未熟な「民主党政権」誕生に危惧
2000年代初めの「小泉純一郎ブーム」を経て、国内では再び政権交代への期待感が醸成された。自民党は2007年夏の参院選で惨敗を喫し、参院では民主党など野党が多数を占める「ねじれ国会」を生じさせた。安倍晋三氏から政権を継いだ福田康夫氏は、「ねじれ国会」に苦しめられ、政権運営は困難を極めた。民主党への政権交代が現実味を帯びる中、浮上したのが大連立構想である。
この大連立工作には、渡辺氏も深く関わった。渡辺氏としては、「大連立を実現しなければ、日本の政治が動かなくなる」という一心から取り組んだものだった。
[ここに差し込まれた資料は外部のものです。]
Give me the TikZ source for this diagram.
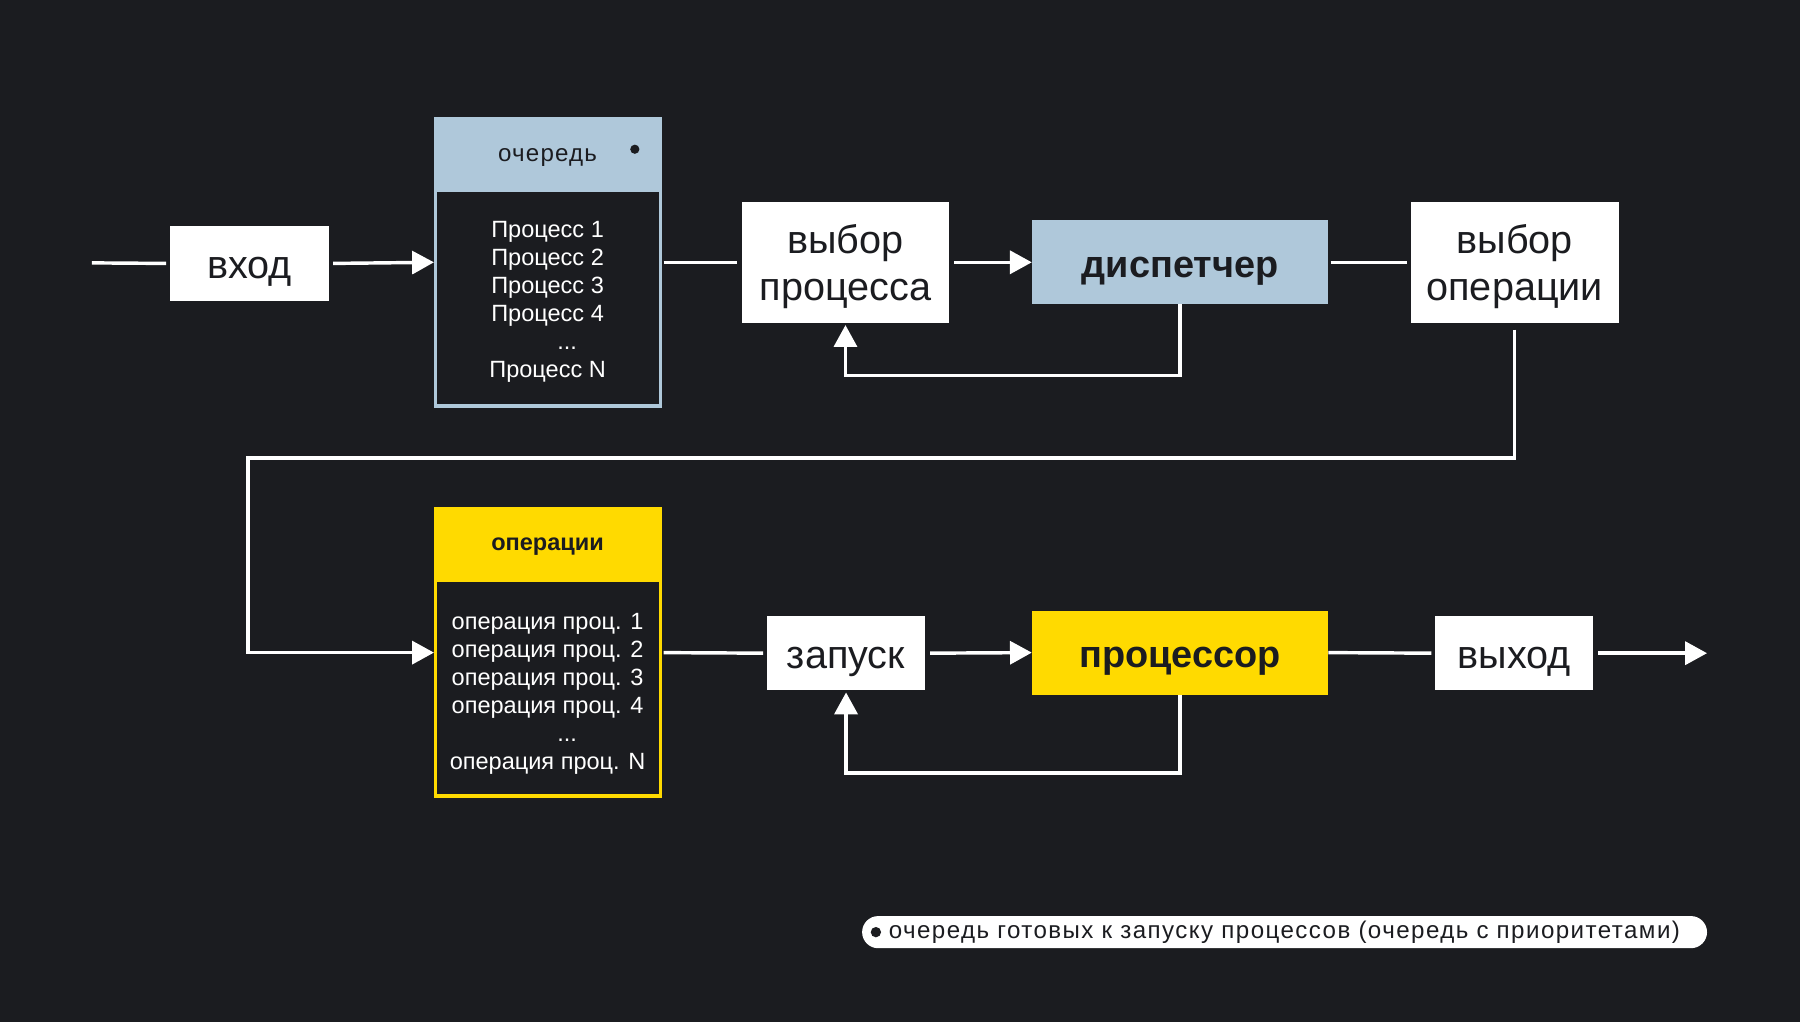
\documentclass[tikz,border=0pt]{standalone}
\usepackage{fontspec}
\setmainfont{Liberation Sans}
\usetikzlibrary{arrows.meta}
\definecolor{bg}{HTML}{1B1C20}
\definecolor{lblue}{HTML}{AFC8DA}
\definecolor{yel}{HTML}{FFDA00}
\newcommand{\bigf}{\fontsize{34.5}{41}\selectfont}
\newcommand{\bigbf}{\fontsize{33}{41}\selectfont\bfseries}
\newcommand{\smf}{\fontsize{20.5}{24.4}\selectfont}
\newcommand{\dn}[1]{\raisebox{-5pt}[\height][\depth]{\begin{tabular}{@{}c@{}}#1\end{tabular}}}
\tikzset{
  wbox/.style={fill=white, inner sep=0pt, text=bg, align=center, font=\bigf},
  bbox/.style={fill=lblue, inner sep=0pt, text=bg, align=center, font=\bigbf},
  ybox/.style={fill=yel, inner sep=0pt, text=bg, align=center, font=\bigbf},
  qframe/.style={draw=#1, line width=3pt, inner sep=0pt, minimum width=196pt, minimum height=250pt},
  bodytext/.style={text=white, align=center, font=\smf, inner sep=0pt},
  headtext/.style={text=bg, font=\fontsize{21}{24}\selectfont\addfontfeatures{LetterSpace=5}, inner sep=0pt},
  conn/.style={draw=white, line width=3pt},
  arr/.style={conn, -{Triangle[length=19pt,width=20pt]}},
}
\begin{document}
\begin{tikzpicture}[x=1pt,y=-1pt]
\path[use as bounding box, fill=bg] (0,0) rectangle (1568,890);

% top row
\coordinate (start) at (80,229);
\node[wbox, minimum width=139pt, minimum height=65pt] (in) at (217.5,229.5) {\dn{вход}};
\fill[lblue] (378,102) rectangle (577,167);
\node[qframe=lblue] (queue) at (477.5,228.5) {};
\node[headtext] (qhead) at (477,137.5) {очередь};
\node[circle, fill=bg, inner sep=0pt, minimum size=8pt] (qdot) at (553,130) {};
\node[bodytext] (qlist) at (477,263) {Процесс 1\\Процесс 2\\Процесс 3\\Процесс 4\\\hspace*{34pt}...\\Процесс N};
\node[wbox, minimum width=181pt, minimum height=105pt] (sel) at (736.5,228.5) {\dn{выбор\\процесса}};
\node[bbox, minimum width=258pt, minimum height=73pt] (disp) at (1028,228.5) {\dn{диспетчер}};
\node[wbox, minimum width=181pt, minimum height=105pt] (selop) at (1319.5,228.5) {\dn{выбор\\операции}};

% bottom row
\fill[yel] (378,442) rectangle (577,507);
\node[qframe=yel] (ops) at (477.5,568.5) {};
\node[headtext, font=\fontsize{20.5}{24}\selectfont\bfseries] (ohead) at (477,476) {операции};
\node[bodytext] (olist) at (477,604) {операция проц. 1\\операция проц. 2\\операция проц. 3\\операция проц. 4\\\hspace*{34pt}...\\операция проц. N};
\node[wbox, minimum width=138pt, minimum height=64pt] (run) at (737,569) {\dn{запуск}};
\node[ybox, minimum width=258pt, minimum height=73pt] (cpu) at (1028,568.5) {\dn{процессор}};
\node[wbox, minimum width=138pt, minimum height=64pt] (out) at (1319,569) {\dn{выход}};
\coordinate (end) at (1487,569);

% legend
\node[fill=white, rounded corners=14pt, minimum width=736pt, minimum height=28pt, inner sep=0pt] (legend) at (1119,812) {};
\node[circle, fill=bg, inner sep=0pt, minimum size=9pt] (ldot) at (763,812) {};
\node[anchor=west, text=bg, font=\fontsize{21}{24}\selectfont\addfontfeatures{LetterSpace=6}, inner sep=0pt] (ltext) at (774,812) {очередь готовых к запуску процессов (очередь с приоритетами)};

% connectors
\draw[conn, shorten >=3pt] (start) -- (in.west);
\draw[arr, shorten <=3pt] (in.east) -- (queue.west);
\draw[conn, shorten <=1pt, shorten >=4pt] (queue.east) -- (sel.west);
\draw[arr, shorten <=4pt] (sel.east) -- (disp.west);
\draw[conn, shorten <=2pt, shorten >=3pt] (disp.east) -- (selop.west);
\draw[arr] (disp.south) -- ++(0,62) -| ([yshift=-2pt]sel.south);
\coordinate (t1) at (216,399);
\draw[arr, shorten <=6pt] (selop.south) |- (t1) |- (queue.west |- ops.west);
\draw[conn, shorten <=1pt, shorten >=3pt] (ops.east) -- (run.west);
\draw[arr, shorten <=4pt] (run.east) -- (cpu.west);
\draw[conn, shorten >=3pt] (cpu.east) -- (out.west);
\draw[arr, shorten <=4pt] (out.east) -- (end);
\draw[arr] (cpu.south) -- ++(0,68) -| ([yshift=-2pt]run.south);
\end{tikzpicture}
\end{document}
加えて、ポピュリズムの影響を受けやすい小選挙区制の下で、民主党が統治に未成熟なまま選挙に勝利し、政権交代を実現すれば、日本の政治に大混乱をもたらし、極めて危険な状態に陥ってしまうことは明白だった。
渡辺氏は本書第七章で、二党制の短所について、「根本的なイデオロギーや政策の異なる二党制は、政権交代の場合、外交政策などで一貫性を失ない、国際的不信を招くほか、国内の政治的・経済的混乱、社会的動揺が起る」「二党制は長期の経験によって安定性を備え終った場合を除き国内政治思想の両極化・対立の激化を招き、安保騒動のような両勢力の激突を招きがちである」(282ページ)と指摘している。
なぜ民主党政権は失敗したのか
2009年衆院選での勝利を経て誕生した民主党政権を思い出せば、本書がかつて指摘した通りの大混乱が起きたことが、おわかりいただけるだろう。沖縄県の米軍普天間飛行場の移設計画見直しは日米間の信用失墜を招いた。鳩山由紀夫首相はバラク・オバマ米大統領に首脳会談すら拒否されるありさまだった。国内では、財源の裏付けがない「マニフェスト」政策を推し進めようとし、政治・経済を混迷させ、日本社会を停滞させた。
2007年に大連立が実現していれば、民主党の政治家たちは、安定した政権運営に必要な外交や国内統治の知恵を身をもって学ぶことができ、単独で政権を担うことになっても、失敗を回避することができた可能性がある。
民主党政権の失敗は、ただ自民党政権を復活させただけでなく、それまで民主党が武器としてきた「マニフェスト選挙」の効力をも失墜させた。